David Spiegelhalter, Sex by numbers, London, Profile books, 2015

For many, sex is more about quality than quantity, so David Spiegelhalter’s Sex by numbers may put off many potential readers.  Yet, in sex quantity seems to have a certain quality of its own –or so it claims Brooke Magnanti, invoking the intellectual authority of Stalin. This book has indeed a quality of its own: accuracy. Our folk understanding of sex is full of made up numbers to which we inadvertently stick without further reflection. Checking them out is more complicated that it seems: there are competing sources and we need a certain degree of statistical (and methodological) literacy to assess them properly. Hence, we can only be grateful to have Spiegelhalter, a world-leading statistician, spelling out for us what we really know about the numbers of sex in a clear and accessible manner.

Spiegelhalter is a Bayesian: for him, probabilities measure how strong our beliefs about random events are. This is a technicality that readers may safely ignore, but it explains why the book starts with a credibility ranking of the available figures about sex: numbers we can believe, numbers that are reasonably accurate, numbers that could be out by quite a long way, numbers that are unreliable, and numbers that have just been made up. Evidence in the two first categories will improve our statistical understanding of sex, whereas the remaining three scores will probably mislead us.
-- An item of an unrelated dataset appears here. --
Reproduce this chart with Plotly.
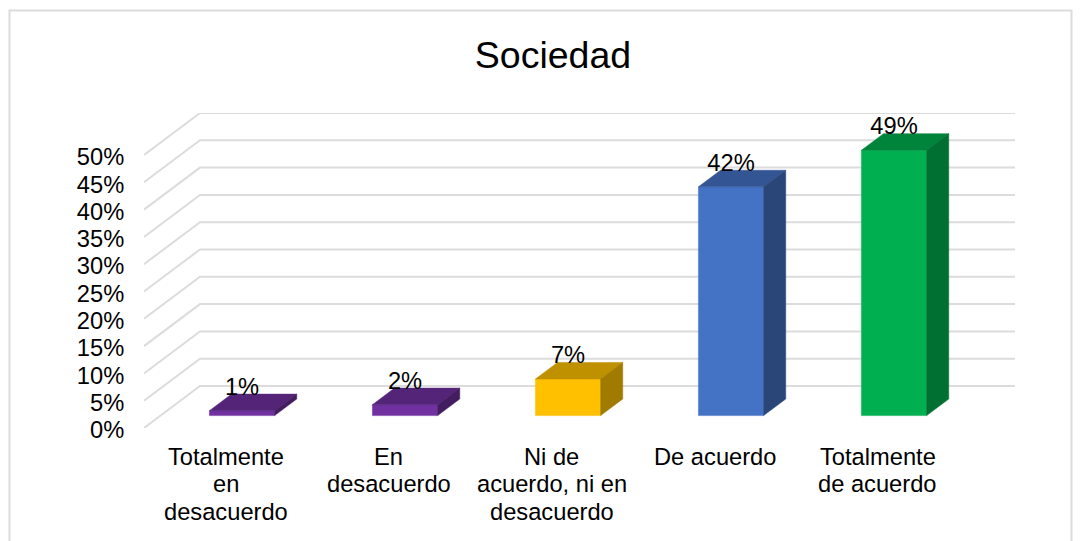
import plotly.graph_objects as go

# values
categories = [["Totalmente", "en", "desacuerdo"], ["En", "desacuerdo"], ["Ni de", "acuerdo, ni en", "desacuerdo"],
              ["De acuerdo"], ["Totalmente", "de acuerdo"]]
values = [0.9, 2.0, 6.7, 41.9, 48.6]
y_ticks = [0, 5, 10, 15, 20, 25, 30, 35, 40, 45, 50]
front_colors = ["#7030A0", "#7030A0", "#FFC000", "#4472C4", "#00B050"]
top_colors = ["#542478", "#542478", "#BF9000", "#335593", "#00843C"]
side_colors = ["#431D60", "#431D60", "#A07B00", "#2A4678", "#006F32"]

W, H = 1081, 541
L, R, T, B = 144, 1015, 113, 428  # back wall / floor in pixels
FONT = "Liberation Sans, Arial, sans-serif"
GRID = "#DCDCDC"

# oblique offset of the back wall, in axis units
px_x = (R - L - 56) / 5
px_y = 5.46
depth_x = 56 / px_x
depth_y = 42 / px_y
x_max = 4.5 + depth_x
y_max = depth_y + 50

bar_half = 0.2
d0, d1 = 0.295, 0.69  # bar front and back, as a part of the depth

fig = go.Figure()


def poly(xs, ys, color):
    fig.add_trace(go.Scatter(x=xs, y=ys, mode="lines", fill="toself", fillcolor=color,
                             line=dict(color=color, width=0.5), hoverinfo="skip", showlegend=False))


# walls
for t in y_ticks:
    fig.add_trace(go.Scatter(x=[-0.5, -0.5 + depth_x, x_max], y=[t, t + depth_y, t + depth_y], mode="lines",
                             line=dict(color=GRID, width=2), hoverinfo="skip", showlegend=False))

# bars
for i, v in enumerate(values):
    x0 = i - bar_half + d0 * depth_x
    x1 = i + bar_half + d0 * depth_x
    dx = (d1 - d0) * depth_x
    dy = (d1 - d0) * depth_y
    y0 = d0 * depth_y
    y1 = y0 + v
    poly([x0, x1, x1, x0, x0], [y0, y0, y1, y1, y0], front_colors[i])
    poly([x0, x1, x1 + dx, x0 + dx, x0], [y1, y1, y1 + dy, y1 + dy, y1], top_colors[i])
    poly([x1, x1 + dx, x1 + dx, x1, x1], [y0, y0 + dy, y1 + dy, y1, y0], side_colors[i])

# data labels
fig.add_trace(go.Scatter(
    x=[i + d0 * depth_x for i in range(len(values))],
    y=[v + d1 * depth_y + 1.0 for v in values],
    text=[f"{round(v)}%" for v in values],
    mode="text", textposition="middle center",
    textfont=dict(family=FONT, size=23.7, color="#000000"),
    hoverinfo="skip", showlegend=False,
))

# category labels, line by line: the line spacing of the tick labels is too wide
notes = []
for i, lines in enumerate(categories):
    for k, line in enumerate(lines):
        notes.append(dict(x=i, y=0, xref="x", yref="y", text=line, showarrow=False, xanchor="center", yanchor="middle",
                          yshift=-29 - 27.3 * k, font=dict(family=FONT, size=23.7, color="#000000")))

fig.update_layout(
    width=W, height=H,
    margin=dict(l=L, r=W - R, t=T, b=H - B, pad=0),
    paper_bgcolor="#FFFFFF", plot_bgcolor="rgba(0,0,0,0)",
    font=dict(family=FONT, size=23.7, color="#000000"),
    title=dict(text="Sociedad", x=553 / W, xanchor="center", xref="container", y=1 - 55 / H, yanchor="middle",
               font=dict(family=FONT, size=37.5, color="#000000")),
    xaxis=dict(range=[-0.5, x_max], showticklabels=False, ticks="", automargin=False,
               showgrid=False, zeroline=False, showline=False, fixedrange=True),
    yaxis=dict(range=[0, y_max], tickmode="array", tickvals=y_ticks, ticktext=[f"{t}%" for t in y_ticks],
               automargin=False, showgrid=False, zeroline=False, showline=False, ticks="outside", ticklen=14,
               tickcolor="rgba(0,0,0,0)", ticklabelshift=2, fixedrange=True),
    annotations=notes,
    shapes=[dict(type="rect", xref="paper", yref="paper",
                 x0=(9.5 - L) / (R - L), x1=(1071.5 - L) / (R - L),
                 y0=(B - 560) / (B - T), y1=(B - 10.5) / (B - T),
                 line=dict(color=GRID, width=2), layer="below")],
)

fig.write_html("out.html", config={"displayModeBar": False}, post_script="document.body.style.margin = '0';")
Ranking evidence depends crucially on its sources and half of this book is about how social research on sexuality can be properly carried out. Spiegelhalter's paradigm for reliable data is the British National Survey of Sexual Attitudes and Lifestyles (Natsal-3, 2010-2012). This is based on a random sample of face-to-face interviews funded by a private charity, the Wellcome trust -incidentally, the same trust commissioning this book. Spigelhalter spends time discussing the methodology and comparative reliability of his many sources (devoting an entire appendix to Natsal methods) and the crucial choices on which they all depend (e.g., what counts as a sexual partner). He also uses Natsal data in the first few chapters to introduce a number of handy statistical concepts: the mean and the median are important when we wonder about how much sex we are having.

With all these methodological caveats in sight, Spiegelhalter proceeds to inform you about everything you thought you knew about sex, despite not having a reliable source to check. Statistics about partners, heterosexual and homosexual activity, masturbation, reproduction etc. Most of it illustrated with graphics, about which I will make my only formal complaint about the book: in the epub version, sometimes they were not easy to read (despite trying the graphics on various readers). The text instead is delightful to read. Spigelhalter excels at both clarity and wit, both in the best British tradition, even if (or perhaps because) the topic is sex. 

Spigelhalter is cautious, but not shy, in appraising causality through data. Sometimes the evidence makes more likely some explanations of why sex happens the way it does. But often the data are far from conclusive regarding causation and, at best, they just describe what we do (and how often we do it).  Spiegelhalter adopts a good old positivist stance regarding the science of sex and admits at all points what we do not know, keeping it separate from any normative judgment. The most opinionated readers may be displeased by such a sober discourse on sex. The rest of us will be surely enlightened by the quality in the quantity.